Handout B: Dinner Party Guests
Dinner Party Guests
(Cut and Printable Cards in PDF)
You are: John Adams
You lost the election of 1800 to Thomas Jefferson a few months ago. You probably lost in part due to the public’s reaction to the Alien and Sedition Acts. You did not ask Congress for the Alien and Sedition Acts, but you signed them into law and enforced them. Explaining your decision, you said, “A pen is certainly an excellent instrument to fix a man’s attention and to inflame his ambition. …I knew there was a need of [the Sedition Act] and I consented.”
You did not want to go to war with France, even though members of your party were calling for it But you also did not want the French revolution to gain support in the US. Before becoming President, you spent years in diplomatic roles in pre-revolutionary France. You believed the ideas fueling the French Revolution were extremely dangerous.
All of the newspaper publishers arrested under the sedition portion of the Alien and Sedition Acts were supporters of Thomas Jefferson. You and Jefferson were good friends for most of your lives, but by the 1790s he had become your political opponent. You have serious disagreements with Jefferson, and you also think he is a Francophile.
You are: Thomas Jefferson
John Adams helped you write the Declaration of Independence, and for most of your life, you were friends. You are not particularly friendly right now, though.
You spent time in Paris as the United States’ minister to France, from 1784-1789. You were friends with John and Abigail Adams, who were also in France during part of that time. You sometimes flirted with Mrs. Adams.
You are the leader of the political party that opposes Adams. You strongly believe the Alien and Sedition Acts are unconstitutional. Together with James Madison, you wrote the Virginia and Kentucky Resolutions, which condemned the Acts. In the Kentucky Resolution, you wrote that states should not have to obey unconstitutional laws.
When the revolution began in France, you supported the revolutionaries. You hated the excesses of the revolution even before the Reign of Terror, but you believed their attempt to establish a republic gave hope to the world.

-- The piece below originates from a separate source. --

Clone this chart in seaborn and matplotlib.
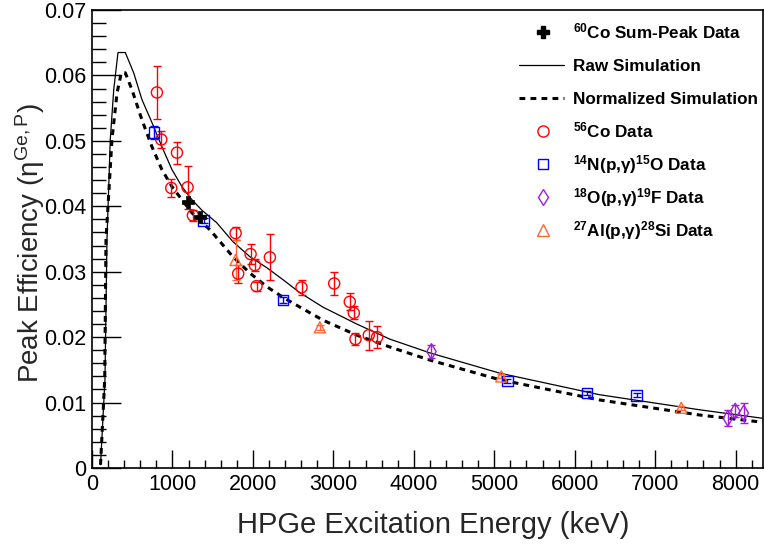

You ran for President in 1800 and defeated John Adams. You hired journalists, including James Callender, to smear Adams in the press.
You are: James Madison
You are the “Father of the Constitution” and the author of the Bill of Rights. You strongly disapprove of the Alien and Sedition Acts and believe they are unconstitutional.
Together with Thomas Jefferson, you wrote the Virginia and Kentucky Resolutions, which condemned the Alien and Sedition Acts. In the Virginia Resolution, you said that the laws attacked the “right of free communication among the people,” and that the First Amendment’s protection of free speech and press were “the guardian of every other right.”

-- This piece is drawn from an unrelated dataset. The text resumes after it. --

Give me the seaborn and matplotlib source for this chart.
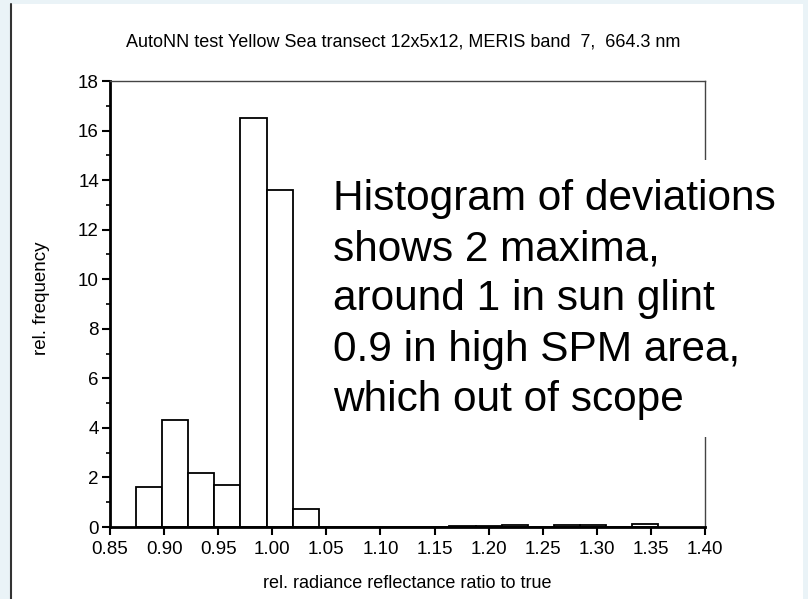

You became Thomas Jefferson’s Secretary of State when he was elected President. You worked hard to keep the United States neutral in the ongoing wars between France and England. You went on to become the fourth President of the United States.
You are: Abigail Adams
You are John Adams’s wife. In the 1780s you spent time living in France with your husband. During that time you became friends with Thomas Jefferson.
You supported your husband’s decision to sign the Alien and Sedition Acts. At times, you feared for his safety. In a letter to your husband, you wrote that you wished US law were strong enough “to punish the stirrer up of sedition.” You believed that a “strong sedition bill” would help bring the country “peace and harmony.”

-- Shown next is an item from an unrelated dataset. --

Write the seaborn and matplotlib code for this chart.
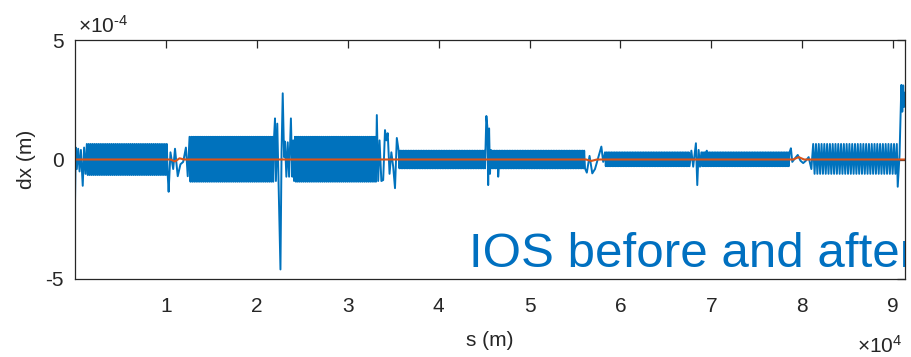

You wrote to your sister about your fear of mobs in Philadelphia. You wrote of one journalist, “[He] is cursing and abusing daily. If that fellow [and others] are not suppressed, we shall come to a civil war.”
Though you were once close and even flirted a little bit, you have not forgiven Jefferson for his attacks on your husband. You accused Jefferson of helping spread “the blackest calumny and foulest falsehoods.”
You are: James Callender
You are a Scottish journalist living in Richmond, Virginia. Some call you a “scandalmonger.” After reading your work in Europe, Thomas Jefferson paid you to publish negative things about John Adams.
In print, you called Adams “mentally deranged,” and “a hideous hermaphroditical character, which has neither the force of a man, nor the gentleness and sensibility of a woman.” You also wrote that he was planning to crown himself king.
By printing these articles, you violated the Alien and Sedition Acts. You were arrested, convicted, and jailed for nine months in Richmond. President Jefferson later pardoned you along with all others convicted under the Acts.
You are: Timothy Pickering
You are John Adams’s Secretary of State. You support the Alien and Sedition Acts. Furthermore, you think Thomas Jefferson and James Madison are wrong to argue they are unconstitutional.
You believe the Alien and Sedition Acts were constitutional measures to protect national security. You also do not accept the charge that they violated the First Amendment.
You said, “Because we have the right to speak and publish our opinions, it does not necessarily follow that we may exercise it in uttering false and malicious slanders against our neighbor or our government, any more than we may under cover of freedom of action knock down the first man we meet, and exempt ourselves from punishment by pleading that we are free agents.”